Stated task: Reproduce the listing below exactly. Pictures do not belong in the copy.

Record excerpts:
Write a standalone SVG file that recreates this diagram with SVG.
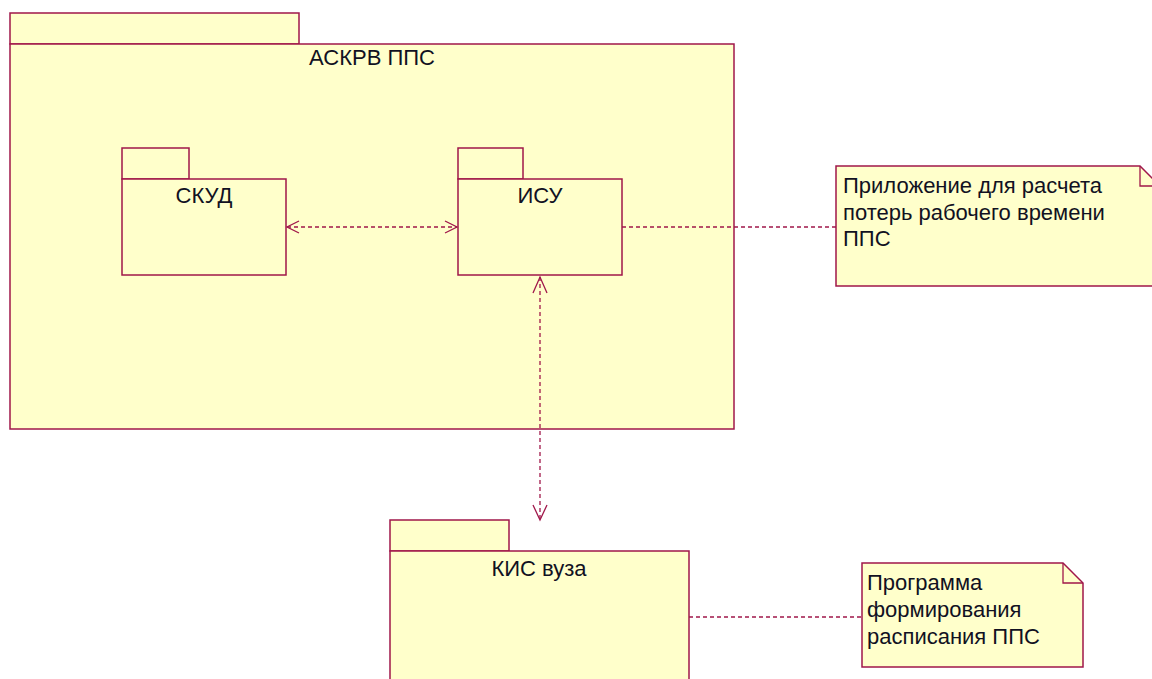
<svg xmlns="http://www.w3.org/2000/svg" width="1152" height="679" viewBox="0 0 1152 679">
<style>
.pk{fill:#ffffcb;stroke:#a0174a;stroke-width:1.5}
.t{font-family:"Liberation Sans",Arial,sans-serif;font-size:22px;fill:#111122}
.c{fill:none;stroke:#a0174a;stroke-width:1.3;stroke-dasharray:4,3}
.ah{fill:none;stroke:#a0174a;stroke-width:1.3}
</style>
<rect width="1152" height="679" fill="#ffffff"/>
<g id="askrv">
<rect class="pk" x="10" y="13" width="289" height="31"/>
<rect class="pk" x="10" y="44" width="724" height="385"/>
<text class="t" x="372" y="65" text-anchor="middle">АСКРВ ППС</text>
</g>
<g id="skud">
<rect class="pk" x="122" y="148" width="67" height="31"/>
<rect class="pk" x="122" y="179" width="164" height="96"/>
<text class="t" x="204" y="203" text-anchor="middle">СКУД</text>
</g>
<g id="isu">
<rect class="pk" x="458" y="148" width="65" height="31"/>
<rect class="pk" x="458" y="179" width="164" height="96"/>
<text class="t" x="540" y="203" text-anchor="middle">ИСУ</text>
</g>
<g id="kis">
<rect class="pk" x="390" y="520" width="119" height="31"/>
<rect class="pk" x="390" y="551" width="299" height="140"/>
<text class="t" x="539" y="576" text-anchor="middle">КИС вуза</text>
</g>
<g id="note1">
<path class="pk" d="M836,166 H1140 L1160,186 V286 H836 Z"/>
<path class="ah" d="M1140,166 V186 H1160"/>
<text class="t" x="843" y="193">Приложение для расчета</text>
<text class="t" x="843" y="220">потерь рабочего времени</text>
<text class="t" x="843" y="246">ППС</text>
</g>
<g id="note2">
<path class="pk" d="M862,563 H1063 L1083,583 V667 H862 Z"/>
<path class="ah" d="M1063,563 V583 H1083"/>
<text class="t" x="867" y="590">Программа</text>
<text class="t" x="867" y="617">формирования</text>
<text class="t" x="867" y="644">расписания ППС</text>
</g>
<g id="connectors">
<line class="c" x1="287" y1="227" x2="457" y2="227"/>
<path class="ah" d="M299,221 L287,227 L299,233"/>
<path class="ah" d="M445,221 L457,227 L445,233"/>
<line class="c" x1="540" y1="277" x2="540" y2="520"/>
<path class="ah" d="M533,293 L540,277 L547,293"/>
<path class="ah" d="M533,505 L540,520 L547,505"/>
<line class="c" x1="622" y1="227" x2="836" y2="227"/>
<line class="c" x1="689" y1="617" x2="862" y2="617"/>
</g>
</svg>
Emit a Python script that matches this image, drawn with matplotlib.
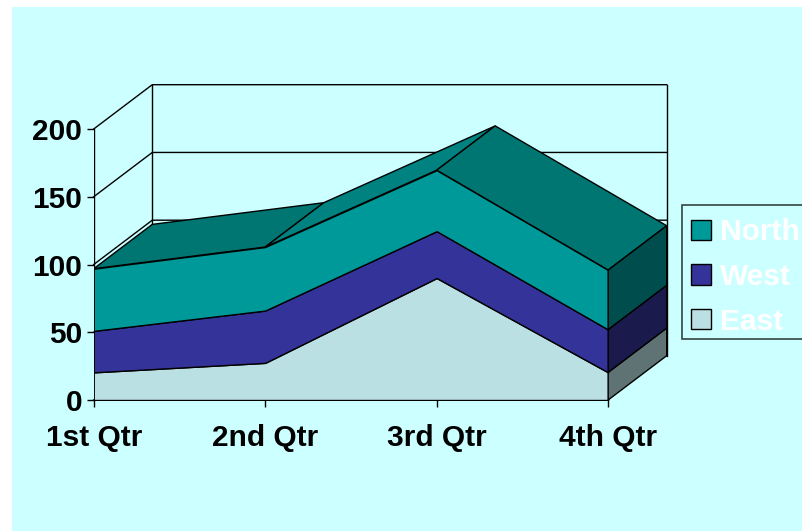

The solution:
Write a standalone SVG file that recreates this diagram with SVG.
<svg xmlns="http://www.w3.org/2000/svg" width="1152" height="679" viewBox="0 0 1152 679">
<style>
.pk{fill:#ffffcb;stroke:#a0174a;stroke-width:1.5}
.t{font-family:"Liberation Sans",Arial,sans-serif;font-size:22px;fill:#111122}
.c{fill:none;stroke:#a0174a;stroke-width:1.3;stroke-dasharray:4,3}
.ah{fill:none;stroke:#a0174a;stroke-width:1.3}
</style>
<rect width="1152" height="679" fill="#ffffff"/>
<g id="askrv">
<rect class="pk" x="10" y="13" width="289" height="31"/>
<rect class="pk" x="10" y="44" width="724" height="385"/>
<text class="t" x="372" y="65" text-anchor="middle">АСКРВ ППС</text>
</g>
<g id="skud">
<rect class="pk" x="122" y="148" width="67" height="31"/>
<rect class="pk" x="122" y="179" width="164" height="96"/>
<text class="t" x="204" y="203" text-anchor="middle">СКУД</text>
</g>
<g id="isu">
<rect class="pk" x="458" y="148" width="65" height="31"/>
<rect class="pk" x="458" y="179" width="164" height="96"/>
<text class="t" x="540" y="203" text-anchor="middle">ИСУ</text>
</g>
<g id="kis">
<rect class="pk" x="390" y="520" width="119" height="31"/>
<rect class="pk" x="390" y="551" width="299" height="140"/>
<text class="t" x="539" y="576" text-anchor="middle">КИС вуза</text>
</g>
<g id="note1">
<path class="pk" d="M836,166 H1140 L1160,186 V286 H836 Z"/>
<path class="ah" d="M1140,166 V186 H1160"/>
<text class="t" x="843" y="193">Приложение для расчета</text>
<text class="t" x="843" y="220">потерь рабочего времени</text>
<text class="t" x="843" y="246">ППС</text>
</g>
<g id="note2">
<path class="pk" d="M862,563 H1063 L1083,583 V667 H862 Z"/>
<path class="ah" d="M1063,563 V583 H1083"/>
<text class="t" x="867" y="590">Программа</text>
<text class="t" x="867" y="617">формирования</text>
<text class="t" x="867" y="644">расписания ППС</text>
</g>
<g id="connectors">
<line class="c" x1="287" y1="227" x2="457" y2="227"/>
<path class="ah" d="M299,221 L287,227 L299,233"/>
<path class="ah" d="M445,221 L457,227 L445,233"/>
<line class="c" x1="540" y1="277" x2="540" y2="520"/>
<path class="ah" d="M533,293 L540,277 L547,293"/>
<path class="ah" d="M533,505 L540,520 L547,505"/>
<line class="c" x1="622" y1="227" x2="836" y2="227"/>
<line class="c" x1="689" y1="617" x2="862" y2="617"/>
</g>
</svg>
Emit a Python script that matches this image, drawn with matplotlib.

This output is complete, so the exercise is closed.